In the lines below, output everything from the first line through the line containing "0.35, 0.40, 0.45];" exactly as it is. Pictures are not part of the output.

# start of Records for this task

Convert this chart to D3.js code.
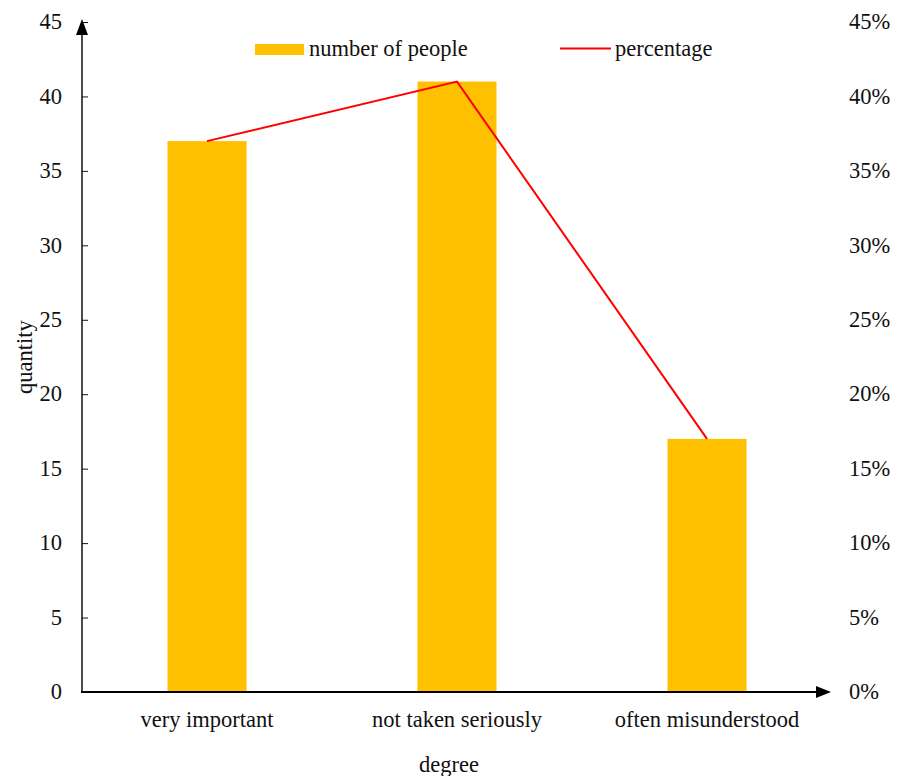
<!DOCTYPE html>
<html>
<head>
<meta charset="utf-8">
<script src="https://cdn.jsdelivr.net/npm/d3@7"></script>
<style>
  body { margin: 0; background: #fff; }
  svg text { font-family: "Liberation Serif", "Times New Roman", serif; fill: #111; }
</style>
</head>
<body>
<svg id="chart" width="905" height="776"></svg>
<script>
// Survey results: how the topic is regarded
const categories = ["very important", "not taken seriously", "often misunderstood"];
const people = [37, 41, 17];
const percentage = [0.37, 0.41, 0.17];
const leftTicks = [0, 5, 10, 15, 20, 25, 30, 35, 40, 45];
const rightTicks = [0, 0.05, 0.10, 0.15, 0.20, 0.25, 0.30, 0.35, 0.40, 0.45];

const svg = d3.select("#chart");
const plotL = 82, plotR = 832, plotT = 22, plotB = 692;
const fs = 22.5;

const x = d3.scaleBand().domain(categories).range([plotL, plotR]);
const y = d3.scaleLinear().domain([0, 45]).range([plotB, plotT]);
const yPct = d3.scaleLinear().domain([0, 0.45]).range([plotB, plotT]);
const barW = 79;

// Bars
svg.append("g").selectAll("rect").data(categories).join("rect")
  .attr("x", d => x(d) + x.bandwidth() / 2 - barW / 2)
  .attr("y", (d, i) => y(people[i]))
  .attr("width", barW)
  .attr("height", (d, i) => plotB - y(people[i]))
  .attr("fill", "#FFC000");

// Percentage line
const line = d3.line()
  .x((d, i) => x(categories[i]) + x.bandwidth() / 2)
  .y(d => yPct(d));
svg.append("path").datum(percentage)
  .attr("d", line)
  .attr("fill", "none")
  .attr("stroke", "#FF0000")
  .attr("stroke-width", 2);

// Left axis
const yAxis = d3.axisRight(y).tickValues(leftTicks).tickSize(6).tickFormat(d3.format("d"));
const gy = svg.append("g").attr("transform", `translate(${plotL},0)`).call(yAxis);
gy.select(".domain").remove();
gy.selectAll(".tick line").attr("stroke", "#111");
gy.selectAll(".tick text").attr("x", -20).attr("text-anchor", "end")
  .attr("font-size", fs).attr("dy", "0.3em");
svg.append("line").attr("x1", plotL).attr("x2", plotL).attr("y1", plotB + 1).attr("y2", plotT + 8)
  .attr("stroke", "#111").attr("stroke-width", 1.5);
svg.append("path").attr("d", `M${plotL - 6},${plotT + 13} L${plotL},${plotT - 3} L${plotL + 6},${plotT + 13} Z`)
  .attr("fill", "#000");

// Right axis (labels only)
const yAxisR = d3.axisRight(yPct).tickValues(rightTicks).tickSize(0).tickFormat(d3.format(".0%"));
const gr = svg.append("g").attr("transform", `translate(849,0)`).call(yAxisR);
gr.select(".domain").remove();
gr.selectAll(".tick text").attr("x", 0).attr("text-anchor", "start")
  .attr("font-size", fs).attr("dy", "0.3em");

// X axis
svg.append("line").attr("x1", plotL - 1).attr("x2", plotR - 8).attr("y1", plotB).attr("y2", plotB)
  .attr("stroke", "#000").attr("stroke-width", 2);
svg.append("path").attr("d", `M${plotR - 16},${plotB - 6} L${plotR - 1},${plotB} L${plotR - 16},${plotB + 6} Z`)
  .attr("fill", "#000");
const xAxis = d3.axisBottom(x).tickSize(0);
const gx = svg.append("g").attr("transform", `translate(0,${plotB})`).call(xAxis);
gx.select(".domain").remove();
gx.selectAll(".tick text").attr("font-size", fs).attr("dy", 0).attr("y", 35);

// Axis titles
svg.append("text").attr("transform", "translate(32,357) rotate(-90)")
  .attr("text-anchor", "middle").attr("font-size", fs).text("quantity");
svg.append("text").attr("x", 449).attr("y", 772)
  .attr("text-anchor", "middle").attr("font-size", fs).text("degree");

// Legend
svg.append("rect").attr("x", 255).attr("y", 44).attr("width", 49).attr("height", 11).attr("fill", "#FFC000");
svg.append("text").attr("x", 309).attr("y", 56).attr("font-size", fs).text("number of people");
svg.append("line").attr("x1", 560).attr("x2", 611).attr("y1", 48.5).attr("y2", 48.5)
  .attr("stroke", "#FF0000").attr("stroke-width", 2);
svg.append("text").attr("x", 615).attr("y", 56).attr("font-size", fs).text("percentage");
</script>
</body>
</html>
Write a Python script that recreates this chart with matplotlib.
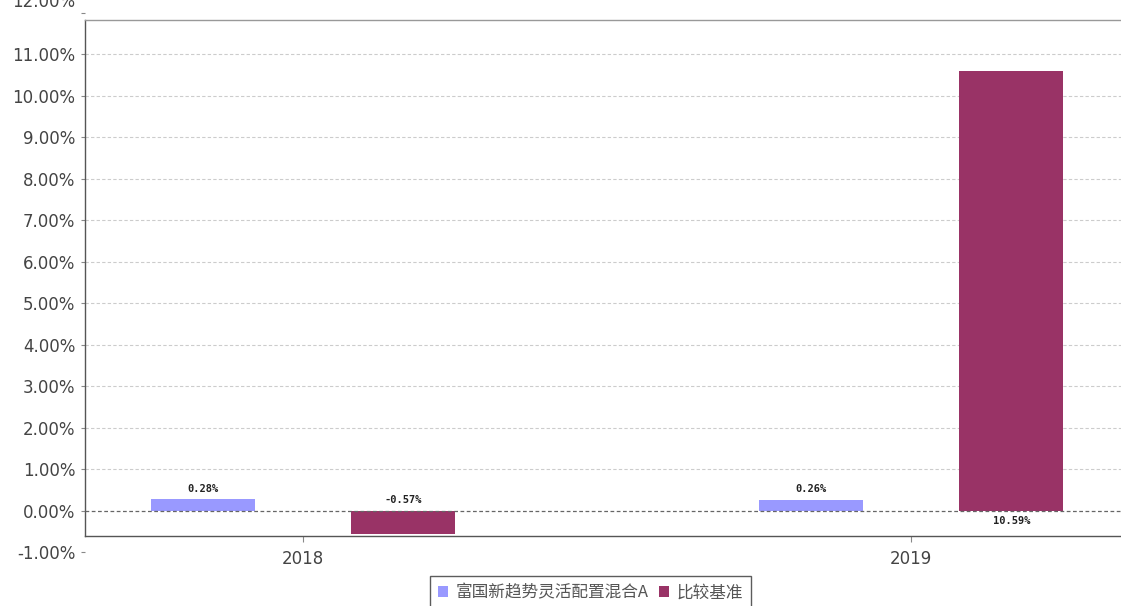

# end of Records for this task

| Problem solution |
Convert this chart to D3.js code.
<!DOCTYPE html>
<html>
<head>
<meta charset="utf-8">
<script src="https://cdn.jsdelivr.net/npm/d3@7"></script>
<style>
  body { margin: 0; background: #fff; }
  svg text { font-family: "Liberation Serif", "Times New Roman", serif; fill: #111; }
</style>
</head>
<body>
<svg id="chart" width="905" height="776"></svg>
<script>
// Survey results: how the topic is regarded
const categories = ["very important", "not taken seriously", "often misunderstood"];
const people = [37, 41, 17];
const percentage = [0.37, 0.41, 0.17];
const leftTicks = [0, 5, 10, 15, 20, 25, 30, 35, 40, 45];
const rightTicks = [0, 0.05, 0.10, 0.15, 0.20, 0.25, 0.30, 0.35, 0.40, 0.45];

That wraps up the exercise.